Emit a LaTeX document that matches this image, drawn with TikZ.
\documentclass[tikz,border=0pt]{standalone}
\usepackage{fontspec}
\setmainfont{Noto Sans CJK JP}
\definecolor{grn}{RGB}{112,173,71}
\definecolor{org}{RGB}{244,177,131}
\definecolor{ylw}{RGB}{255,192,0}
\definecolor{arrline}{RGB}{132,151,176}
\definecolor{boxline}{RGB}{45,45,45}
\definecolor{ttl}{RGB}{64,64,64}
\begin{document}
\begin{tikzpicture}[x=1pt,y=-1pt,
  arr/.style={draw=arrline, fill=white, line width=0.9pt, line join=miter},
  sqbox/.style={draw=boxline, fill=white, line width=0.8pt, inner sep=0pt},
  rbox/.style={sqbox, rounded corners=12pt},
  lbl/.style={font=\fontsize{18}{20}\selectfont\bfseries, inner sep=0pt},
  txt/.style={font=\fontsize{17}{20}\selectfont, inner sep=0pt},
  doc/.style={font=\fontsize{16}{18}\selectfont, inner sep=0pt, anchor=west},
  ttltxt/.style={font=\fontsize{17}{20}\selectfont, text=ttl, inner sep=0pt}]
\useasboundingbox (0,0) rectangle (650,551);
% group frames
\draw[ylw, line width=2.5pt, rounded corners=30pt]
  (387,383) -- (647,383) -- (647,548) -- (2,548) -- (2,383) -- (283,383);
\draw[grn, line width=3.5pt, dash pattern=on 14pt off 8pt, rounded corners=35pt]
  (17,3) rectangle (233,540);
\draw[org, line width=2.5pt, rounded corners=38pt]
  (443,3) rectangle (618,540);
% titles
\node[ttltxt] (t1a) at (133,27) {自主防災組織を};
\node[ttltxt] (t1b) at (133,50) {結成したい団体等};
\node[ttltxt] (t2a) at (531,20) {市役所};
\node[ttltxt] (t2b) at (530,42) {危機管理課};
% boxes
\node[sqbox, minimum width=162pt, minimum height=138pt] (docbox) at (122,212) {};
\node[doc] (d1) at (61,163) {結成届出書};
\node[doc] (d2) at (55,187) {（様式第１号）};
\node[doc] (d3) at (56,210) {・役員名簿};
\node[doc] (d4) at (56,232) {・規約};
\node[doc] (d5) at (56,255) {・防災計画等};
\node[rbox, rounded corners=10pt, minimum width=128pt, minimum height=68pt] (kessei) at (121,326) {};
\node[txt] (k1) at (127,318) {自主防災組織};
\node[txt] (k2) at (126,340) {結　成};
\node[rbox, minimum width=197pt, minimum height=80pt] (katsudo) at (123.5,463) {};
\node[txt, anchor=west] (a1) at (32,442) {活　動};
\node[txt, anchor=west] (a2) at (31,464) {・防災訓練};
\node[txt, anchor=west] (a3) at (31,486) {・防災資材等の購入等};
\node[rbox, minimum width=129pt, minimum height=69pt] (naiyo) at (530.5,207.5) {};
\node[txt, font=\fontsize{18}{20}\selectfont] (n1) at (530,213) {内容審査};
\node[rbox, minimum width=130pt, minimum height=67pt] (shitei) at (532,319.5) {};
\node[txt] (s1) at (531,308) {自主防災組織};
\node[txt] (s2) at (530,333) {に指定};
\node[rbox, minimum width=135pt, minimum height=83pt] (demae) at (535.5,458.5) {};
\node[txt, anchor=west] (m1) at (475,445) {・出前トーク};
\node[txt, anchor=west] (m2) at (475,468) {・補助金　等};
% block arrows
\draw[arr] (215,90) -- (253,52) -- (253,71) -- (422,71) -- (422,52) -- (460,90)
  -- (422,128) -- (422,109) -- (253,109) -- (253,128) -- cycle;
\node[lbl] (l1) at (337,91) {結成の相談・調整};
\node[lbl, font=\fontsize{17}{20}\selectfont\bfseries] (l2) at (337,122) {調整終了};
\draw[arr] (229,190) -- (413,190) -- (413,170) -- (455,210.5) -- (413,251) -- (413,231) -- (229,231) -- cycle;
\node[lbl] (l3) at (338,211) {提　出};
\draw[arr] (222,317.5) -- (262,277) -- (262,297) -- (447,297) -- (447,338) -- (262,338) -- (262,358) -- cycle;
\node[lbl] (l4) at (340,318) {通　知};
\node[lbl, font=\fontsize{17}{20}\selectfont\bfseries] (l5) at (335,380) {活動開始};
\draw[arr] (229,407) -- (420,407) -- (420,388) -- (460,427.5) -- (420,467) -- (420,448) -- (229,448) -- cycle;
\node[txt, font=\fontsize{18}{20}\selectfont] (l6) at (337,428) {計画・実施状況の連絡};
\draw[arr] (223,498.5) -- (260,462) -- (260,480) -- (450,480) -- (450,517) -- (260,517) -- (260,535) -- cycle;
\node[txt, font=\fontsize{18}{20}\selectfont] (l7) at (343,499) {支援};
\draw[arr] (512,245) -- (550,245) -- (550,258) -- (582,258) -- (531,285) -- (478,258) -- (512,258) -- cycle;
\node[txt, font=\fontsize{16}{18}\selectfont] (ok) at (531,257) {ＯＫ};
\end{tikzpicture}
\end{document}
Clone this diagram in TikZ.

● ● ● ● ● ● ●

> Problem to solve
Copy every line above in which the string "this" shows up.

> Completed exercise
Emit a LaTeX document that matches this image, drawn with TikZ.
Clone this diagram in TikZ.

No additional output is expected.